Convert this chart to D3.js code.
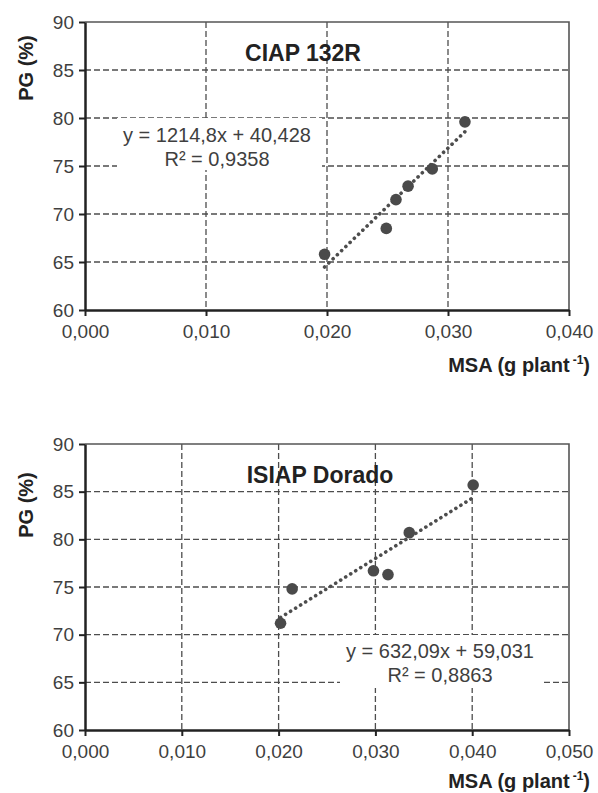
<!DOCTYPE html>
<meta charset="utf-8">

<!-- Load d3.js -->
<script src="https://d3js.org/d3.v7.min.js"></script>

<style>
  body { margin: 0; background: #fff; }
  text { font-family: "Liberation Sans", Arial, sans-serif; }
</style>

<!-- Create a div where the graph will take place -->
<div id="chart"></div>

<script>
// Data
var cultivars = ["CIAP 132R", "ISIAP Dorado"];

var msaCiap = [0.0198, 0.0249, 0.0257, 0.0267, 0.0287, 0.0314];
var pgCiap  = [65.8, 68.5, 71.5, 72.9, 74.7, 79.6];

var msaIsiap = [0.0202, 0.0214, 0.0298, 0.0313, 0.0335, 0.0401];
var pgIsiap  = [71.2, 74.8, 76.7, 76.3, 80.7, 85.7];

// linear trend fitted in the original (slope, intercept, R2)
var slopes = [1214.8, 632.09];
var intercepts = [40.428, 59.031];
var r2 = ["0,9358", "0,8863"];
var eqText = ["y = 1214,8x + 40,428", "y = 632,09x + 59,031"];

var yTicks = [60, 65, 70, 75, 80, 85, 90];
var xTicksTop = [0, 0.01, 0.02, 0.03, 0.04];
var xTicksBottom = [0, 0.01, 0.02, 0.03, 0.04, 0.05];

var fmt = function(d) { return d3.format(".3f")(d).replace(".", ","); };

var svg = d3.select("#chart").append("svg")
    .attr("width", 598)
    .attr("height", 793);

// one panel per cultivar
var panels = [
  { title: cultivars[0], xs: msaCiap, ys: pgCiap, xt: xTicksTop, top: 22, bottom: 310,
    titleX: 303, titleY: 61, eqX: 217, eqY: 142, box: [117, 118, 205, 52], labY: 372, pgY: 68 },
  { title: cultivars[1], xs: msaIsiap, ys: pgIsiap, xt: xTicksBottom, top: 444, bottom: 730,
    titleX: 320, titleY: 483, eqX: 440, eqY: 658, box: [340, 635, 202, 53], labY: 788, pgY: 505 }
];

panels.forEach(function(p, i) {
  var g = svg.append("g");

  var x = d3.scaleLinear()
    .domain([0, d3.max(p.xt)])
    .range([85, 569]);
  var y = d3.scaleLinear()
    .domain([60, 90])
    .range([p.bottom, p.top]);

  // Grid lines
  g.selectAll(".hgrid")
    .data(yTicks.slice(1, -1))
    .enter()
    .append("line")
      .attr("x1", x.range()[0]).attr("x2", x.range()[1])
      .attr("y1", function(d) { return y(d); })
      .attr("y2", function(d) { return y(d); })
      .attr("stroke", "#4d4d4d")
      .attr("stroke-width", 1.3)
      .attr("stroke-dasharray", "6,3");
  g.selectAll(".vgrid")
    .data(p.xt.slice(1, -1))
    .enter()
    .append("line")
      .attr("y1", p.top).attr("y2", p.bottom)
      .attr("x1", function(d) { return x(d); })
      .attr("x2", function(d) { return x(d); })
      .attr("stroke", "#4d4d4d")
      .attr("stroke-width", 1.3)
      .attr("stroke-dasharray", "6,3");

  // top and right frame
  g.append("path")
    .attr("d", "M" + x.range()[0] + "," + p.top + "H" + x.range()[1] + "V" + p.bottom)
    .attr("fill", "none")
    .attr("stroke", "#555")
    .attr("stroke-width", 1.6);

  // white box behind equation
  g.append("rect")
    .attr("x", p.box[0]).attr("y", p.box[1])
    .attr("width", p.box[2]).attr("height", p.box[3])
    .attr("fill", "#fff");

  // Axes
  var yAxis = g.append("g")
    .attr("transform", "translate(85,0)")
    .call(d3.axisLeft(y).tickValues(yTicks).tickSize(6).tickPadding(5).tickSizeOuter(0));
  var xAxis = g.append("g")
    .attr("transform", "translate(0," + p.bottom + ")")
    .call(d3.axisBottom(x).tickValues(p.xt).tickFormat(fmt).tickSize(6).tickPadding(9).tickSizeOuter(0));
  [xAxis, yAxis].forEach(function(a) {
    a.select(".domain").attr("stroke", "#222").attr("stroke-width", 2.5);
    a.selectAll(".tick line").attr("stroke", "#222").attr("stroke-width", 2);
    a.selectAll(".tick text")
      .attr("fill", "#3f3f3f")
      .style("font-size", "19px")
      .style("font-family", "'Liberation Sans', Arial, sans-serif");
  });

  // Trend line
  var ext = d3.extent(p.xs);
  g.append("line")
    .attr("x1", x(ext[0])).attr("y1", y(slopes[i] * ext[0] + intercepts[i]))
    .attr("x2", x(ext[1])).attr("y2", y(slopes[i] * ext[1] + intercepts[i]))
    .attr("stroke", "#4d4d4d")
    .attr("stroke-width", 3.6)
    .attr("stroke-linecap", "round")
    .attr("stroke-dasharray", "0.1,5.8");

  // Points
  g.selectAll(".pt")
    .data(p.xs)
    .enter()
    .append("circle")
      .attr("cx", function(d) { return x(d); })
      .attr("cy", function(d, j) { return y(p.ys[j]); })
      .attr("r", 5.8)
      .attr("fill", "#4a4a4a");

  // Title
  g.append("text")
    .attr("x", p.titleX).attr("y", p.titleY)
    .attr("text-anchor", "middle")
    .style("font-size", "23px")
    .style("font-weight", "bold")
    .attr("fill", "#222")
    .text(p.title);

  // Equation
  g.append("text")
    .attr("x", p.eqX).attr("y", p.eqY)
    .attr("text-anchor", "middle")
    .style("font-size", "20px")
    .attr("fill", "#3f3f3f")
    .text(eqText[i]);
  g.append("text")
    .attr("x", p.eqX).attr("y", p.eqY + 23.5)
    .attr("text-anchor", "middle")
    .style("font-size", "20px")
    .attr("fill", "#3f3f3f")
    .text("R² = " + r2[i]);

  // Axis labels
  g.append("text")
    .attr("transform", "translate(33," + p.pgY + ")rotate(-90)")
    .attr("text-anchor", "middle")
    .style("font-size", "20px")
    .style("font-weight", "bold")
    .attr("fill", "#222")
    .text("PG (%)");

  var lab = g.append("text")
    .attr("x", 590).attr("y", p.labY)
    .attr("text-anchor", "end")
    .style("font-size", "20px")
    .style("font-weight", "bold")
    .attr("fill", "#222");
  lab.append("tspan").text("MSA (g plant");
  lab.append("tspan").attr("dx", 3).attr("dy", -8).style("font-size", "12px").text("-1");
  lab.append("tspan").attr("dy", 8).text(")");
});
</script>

· · · · · · ·

Go through the data above and transcribe it in full, omitting any image.

Convert this chart to D3.js code.
<!DOCTYPE html>
<meta charset="utf-8">

<!-- Load d3.js -->
<script src="https://d3js.org/d3.v7.min.js"></script>

<style>
  body { margin: 0; background: #fff; }
  text { font-family: "Liberation Sans", Arial, sans-serif; }
</style>

<!-- Create a div where the graph will take place -->
<div id="chart"></div>

<script>
// Data
var cultivars = ["CIAP 132R", "ISIAP Dorado"];

var msaCiap = [0.0198, 0.0249, 0.0257, 0.0267, 0.0287, 0.0314];
var pgCiap  = [65.8, 68.5, 71.5, 72.9, 74.7, 79.6];

var msaIsiap = [0.0202, 0.0214, 0.0298, 0.0313, 0.0335, 0.0401];
var pgIsiap  = [71.2, 74.8, 76.7, 76.3, 80.7, 85.7];

// linear trend fitted in the original (slope, intercept, R2)
var slopes = [1214.8, 632.09];
var intercepts = [40.428, 59.031];
var r2 = ["0,9358", "0,8863"];
var eqText = ["y = 1214,8x + 40,428", "y = 632,09x + 59,031"];

var yTicks = [60, 65, 70, 75, 80, 85, 90];
var xTicksTop = [0, 0.01, 0.02, 0.03, 0.04];
var xTicksBottom = [0, 0.01, 0.02, 0.03, 0.04, 0.05];

var fmt = function(d) { return d3.format(".3f")(d).replace(".", ","); };

var svg = d3.select("#chart").append("svg")
    .attr("width", 598)
    .attr("height", 793);

// one panel per cultivar
var panels = [
  { title: cultivars[0], xs: msaCiap, ys: pgCiap, xt: xTicksTop, top: 22, bottom: 310,
    titleX: 303, titleY: 61, eqX: 217, eqY: 142, box: [117, 118, 205, 52], labY: 372, pgY: 68 },
  { title: cultivars[1], xs: msaIsiap, ys: pgIsiap, xt: xTicksBottom, top: 444, bottom: 730,
    titleX: 320, titleY: 483, eqX: 440, eqY: 658, box: [340, 635, 202, 53], labY: 788, pgY: 505 }
];

panels.forEach(function(p, i) {
  var g = svg.append("g");

  var x = d3.scaleLinear()
    .domain([0, d3.max(p.xt)])
    .range([85, 569]);
  var y = d3.scaleLinear()
    .domain([60, 90])
    .range([p.bottom, p.top]);

  // Grid lines
  g.selectAll(".hgrid")
    .data(yTicks.slice(1, -1))
    .enter()
    .append("line")
      .attr("x1", x.range()[0]).attr("x2", x.range()[1])
      .attr("y1", function(d) { return y(d); })
      .attr("y2", function(d) { return y(d); })
      .attr("stroke", "#4d4d4d")
      .attr("stroke-width", 1.3)
      .attr("stroke-dasharray", "6,3");
  g.selectAll(".vgrid")
    .data(p.xt.slice(1, -1))
    .enter()
    .append("line")
      .attr("y1", p.top).attr("y2", p.bottom)
      .attr("x1", function(d) { return x(d); })
      .attr("x2", function(d) { return x(d); })
      .attr("stroke", "#4d4d4d")
      .attr("stroke-width", 1.3)
      .attr("stroke-dasharray", "6,3");

  // top and right frame
  g.append("path")
    .attr("d", "M" + x.range()[0] + "," + p.top + "H" + x.range()[1] + "V" + p.bottom)
    .attr("fill", "none")
    .attr("stroke", "#555")
    .attr("stroke-width", 1.6);

  // white box behind equation
  g.append("rect")
    .attr("x", p.box[0]).attr("y", p.box[1])
    .attr("width", p.box[2]).attr("height", p.box[3])
    .attr("fill", "#fff");

  // Axes
  var yAxis = g.append("g")
    .attr("transform", "translate(85,0)")
    .call(d3.axisLeft(y).tickValues(yTicks).tickSize(6).tickPadding(5).tickSizeOuter(0));
  var xAxis = g.append("g")
    .attr("transform", "translate(0," + p.bottom + ")")
    .call(d3.axisBottom(x).tickValues(p.xt).tickFormat(fmt).tickSize(6).tickPadding(9).tickSizeOuter(0));
  [xAxis, yAxis].forEach(function(a) {
    a.select(".domain").attr("stroke", "#222").attr("stroke-width", 2.5);
    a.selectAll(".tick line").attr("stroke", "#222").attr("stroke-width", 2);
    a.selectAll(".tick text")
      .attr("fill", "#3f3f3f")
      .style("font-size", "19px")
      .style("font-family", "'Liberation Sans', Arial, sans-serif");
  });

  // Trend line
  var ext = d3.extent(p.xs);
  g.append("line")
    .attr("x1", x(ext[0])).attr("y1", y(slopes[i] * ext[0] + intercepts[i]))
    .attr("x2", x(ext[1])).attr("y2", y(slopes[i] * ext[1] + intercepts[i]))
    .attr("stroke", "#4d4d4d")
    .attr("stroke-width", 3.6)
    .attr("stroke-linecap", "round")
    .attr("stroke-dasharray", "0.1,5.8");

  // Points
  g.selectAll(".pt")
    .data(p.xs)
    .enter()
    .append("circle")
      .attr("cx", function(d) { return x(d); })
      .attr("cy", function(d, j) { return y(p.ys[j]); })
      .attr("r", 5.8)
      .attr("fill", "#4a4a4a");

  // Title
  g.append("text")
    .attr("x", p.titleX).attr("y", p.titleY)
    .attr("text-anchor", "middle")
    .style("font-size", "23px")
    .style("font-weight", "bold")
    .attr("fill", "#222")
    .text(p.title);

  // Equation
  g.append("text")
    .attr("x", p.eqX).attr("y", p.eqY)
    .attr("text-anchor", "middle")
    .style("font-size", "20px")
    .attr("fill", "#3f3f3f")
    .text(eqText[i]);
  g.append("text")
    .attr("x", p.eqX).attr("y", p.eqY + 23.5)
    .attr("text-anchor", "middle")
    .style("font-size", "20px")
    .attr("fill", "#3f3f3f")
    .text("R² = " + r2[i]);

  // Axis labels
  g.append("text")
    .attr("transform", "translate(33," + p.pgY + ")rotate(-90)")
    .attr("text-anchor", "middle")
    .style("font-size", "20px")
    .style("font-weight", "bold")
    .attr("fill", "#222")
    .text("PG (%)");

  var lab = g.append("text")
    .attr("x", 590).attr("y", p.labY)
    .attr("text-anchor", "end")
    .style("font-size", "20px")
    .style("font-weight", "bold")
    .attr("fill", "#222");
  lab.append("tspan").text("MSA (g plant");
  lab.append("tspan").attr("dx", 3).attr("dy", -8).style("font-size", "12px").text("-1");
  lab.append("tspan").attr("dy", 8).text(")");
});
</script>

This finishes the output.